There are multiple ways to iterate over a DataFrame in pandas, each with its strengths and weaknesses. When it comes to efficiency, .itertuples() takes the crown as it is faster and uses less memory than .iterrows(). The reason for .itertuples() speed advantage is that it does not box the data into pandas Series objects but returns the raw values instead. However, both .iterrows() and .itertuples() methods should be used sparingly and only when vectorized operations are not possible, as they are inherently slower.

6. Attribute Lookup in Iteration

When iterating over a DataFrame, you may want to reference a specific column. This can be done differently based on the method used.

For .iterrows(), we can access columns by using the column name as a string key:

for index, row in baseball_df.iterrows():
    print(row['Team'], row['Year'])

On the other hand, with .itertuples(), we access columns as attributes of the row:

for row in baseball_df.itertuples():
    print(row.Team, row.Year)

Both these snippets will print the team name and year for each row in the DataFrame.

7. Pandas Alternative to Looping

Loops, while necessary in certain situations, can often lead to slower, less efficient code when working with pandas. Fortunately, pandas provide alternative methods to accomplish the same tasks more efficiently.

7.1 Using the .apply() Method

One such alternative is the .apply() method. This method applies a function along an axis of the DataFrame (0 for column-wise operation and 1 for row-wise operation).

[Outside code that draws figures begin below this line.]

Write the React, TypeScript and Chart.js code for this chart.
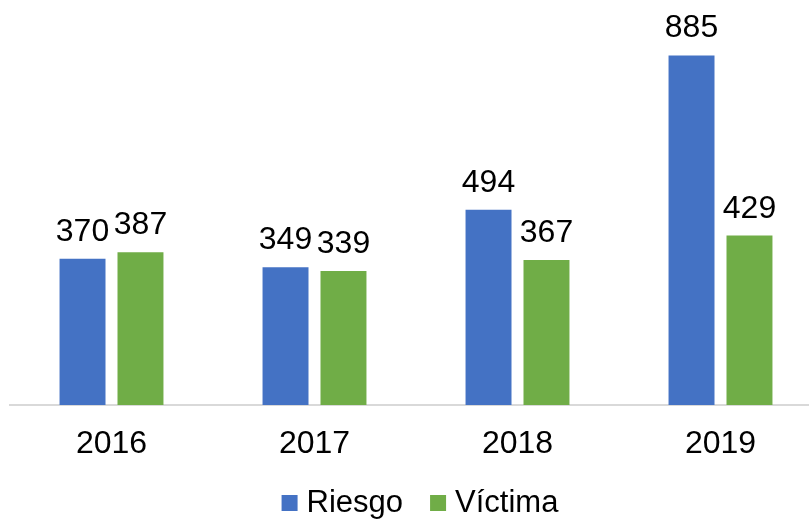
import React, { useEffect, useRef } from "react";
import { Chart, registerables } from "chart.js";

Chart.register(...registerables);

const categories = ["2016", "2017", "2018", "2019"];
const riesgo = [370, 349, 494, 885];
const victima = [387, 339, 367, 429];
const seriesNames = ["Riesgo", "Víctima"];
const colors = ["#4472C4", "#70AD47"];

const FONT = "'Liberation Sans', Arial, sans-serif";

const valueLabels = {
  id: "valueLabels",
  afterDatasetsDraw(chart: any) {
    const ctx = chart.ctx;
    ctx.save();
    ctx.font = `32px ${FONT}`;
    ctx.fillStyle = "#000";
    ctx.textAlign = "center";
    ctx.textBaseline = "alphabetic";
    chart.data.datasets.forEach((ds: any, i: number) => {
      const meta = chart.getDatasetMeta(i);
      meta.data.forEach((bar: any, j: number) => {
        ctx.fillText(String(ds.data[j]), bar.x, bar.y - 18);
      });
    });
    ctx.restore();
  },
};

const customLegend = {
  id: "customLegend",
  afterDraw(chart: any) {
    const ctx = chart.ctx;
    const area = chart.chartArea;
    ctx.save();
    ctx.font = `31px ${FONT}`;
    const box = 16;
    const gapText = 9;
    const gapItem = 27;
    const widths = seriesNames.map((n) => ctx.measureText(n).width);
    const total = widths.reduce((a, w) => a + box + gapText + w, 0) + gapItem * (seriesNames.length - 1);
    const center = (area.left + area.right) / 2 + 4;
    let x = center - total / 2;
    const baseline = 512;
    ctx.textBaseline = "alphabetic";
    ctx.textAlign = "left";
    seriesNames.forEach((n, i) => {
      ctx.fillStyle = colors[i];
      ctx.fillRect(x, baseline - box - 1, box, box);
      x += box + gapText;
      ctx.fillStyle = "#000";
      ctx.fillText(n, x, baseline);
      x += widths[i] + gapItem;
    });
    ctx.restore();
  },
};

export default function App() {
  const ref = useRef<HTMLCanvasElement>(null);
  useEffect(() => {
    if (!ref.current) return;
    const chart = new Chart(ref.current, {
      type: "bar",
      data: {
        labels: categories,
        datasets: [
          { label: seriesNames[0], data: riesgo, backgroundColor: colors[0] },
          { label: seriesNames[1], data: victima, backgroundColor: colors[1] },
        ],
      },
      options: {
        animation: false,
        responsive: true,
        maintainAspectRatio: false,
        layout: { padding: { left: 10, right: 8, top: 10, bottom: 0 } },
        datasets: {
          bar: { categoryPercentage: 0.571, barPercentage: 0.793 },
        },
        plugins: {
          legend: { display: false },
          tooltip: { enabled: false },
        },
        scales: {
          y: { display: false, min: 0, max: 1000 },
          x: {
            grid: { display: false, drawTicks: false },
            border: { color: "#D9D9D9", width: 2 },
            ticks: {
              color: "#000",
              font: { family: FONT, size: 32 },
              padding: 20,
              maxRotation: 0,
            },
            afterFit(scale: any) {
              scale.height = 114;
            },
          },
        },
      },
      plugins: [valueLabels, customLegend],
    });
    return () => chart.destroy();
  }, []);
  return (
    <div
      style={{
        position: "fixed",
        left: 0,
        top: 0,
        width: 809,
        height: 519,
        overflow: "hidden",
        background: "#fff",
      }}
    >
      <div style={{ position: "relative", width: 830, height: 519 }}>
        <canvas ref={ref} />
      </div>
    </div>
  );
}
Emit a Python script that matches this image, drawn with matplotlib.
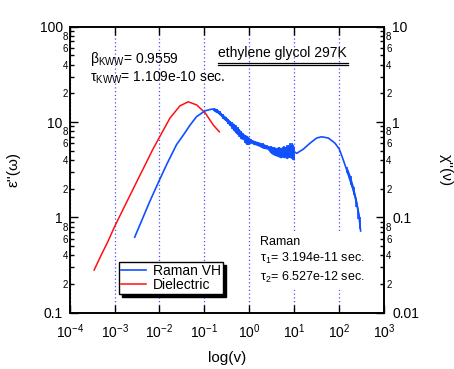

Let's demonstrate how to use .apply() to calculate the win percentage, similar to what we did previously.

# Define a function to calculate win percentage
def calculate_win_percentage(row):
    return row['W'] / row['G']

# Use apply to calculate win percentage for each row
baseball_df['Win_Percentage'] = baseball_df.apply(calculate_win_percentage, axis=1)

Now, baseball_df includes a new column Win_Percentage calculated using the .apply() method.

8. Run Differentials Calculation

In baseball, "run differential" refers to the difference between the total runs a team has scored and the total runs it has allowed. It's a good indicator of a team's overall performance.

8.1 Calculation and Addition of Run Differentials Column

Let's calculate this metric and add a new column to our DataFrame.

# Calculate run differentials using apply
baseball_df['Run_Differentials'] = baseball_df.apply(lambda row: row['RS'] - row['RA'], axis=1)

We have now added a Run_Differentials column to our DataFrame using the .apply() method. This calculation is much faster than using a loop or even .iterrows() or .itertuples().

8.2 Comparison of Different Methods for Calculating Run Differentials

Let's compare the methods we've used for calculating run differentials.

Using a loop:

run_diffs = []
for i in range(len(baseball_df)):
    run_diffs.append(baseball_df.iloc[i]['RS'] - baseball_df.iloc[i]['RA'])
baseball_df['Run_Differentials'] = run_diffs

Using .iterrows():

run_diffs = []
for index, row in baseball_df.iterrows():
    run_diffs.append(row['RS'] - row['RA'])
baseball_df['Run_Differentials'] = run_diffs

Using .apply():

baseball_df['Run_Differentials'] = baseball_df.apply(lambda row: row['RS'] - row['RA'], axis=1)

In terms of performance and readability, the .apply() method is superior.

9. Pandas Internals and Vectorization

Pandas is built on top of NumPy, a powerful scientific computing library in Python. This allows pandas to use some of the efficient characteristics of NumPy arrays, which is key to understanding why certain operations in pandas are faster than others.

9.1 Array Broadcasting Functionality

One such characteristic is array broadcasting. This refers to NumPy's ability to perform arithmetic operations on arrays of different shapes. For instance, you can add a single number to each element of an array, multiply two arrays element-wise, or perform any other arithmetic operations, all without writing any loops.

import numpy as np

# Create a numpy array
a = np.array([1, 2, 3, 4, 5])

# Add 5 to each element of the array
print(a + 5)

This will output:

array([ 6,  7,  8,  9, 10])

9.2 Performing Calculations on DataFrame Columns

In pandas, DataFrame columns are essentially NumPy arrays, which means we can use array broadcasting to perform calculations on entire columns at once.

This method is much faster and more efficient than looping over the DataFrame.

# Calculate run differentials using vectorized operations
baseball_df['Run_Differentials'] = baseball_df['RS'] - baseball_df['RA']

This operation is much faster and simpler than any method involving loops or .apply(). That's the power of vectorization in pandas!

This tutorial highlights the core functionalities of pandas in manipulating and analyzing data. We dove into the fundamentals of DataFrames, explored various methods of iterating over them, and discovered more efficient alternatives using pandas' vectorized operations. As a budding data scientist, mastering these techniques is crucial in building a strong foundation for more complex data analysis tasks in the future.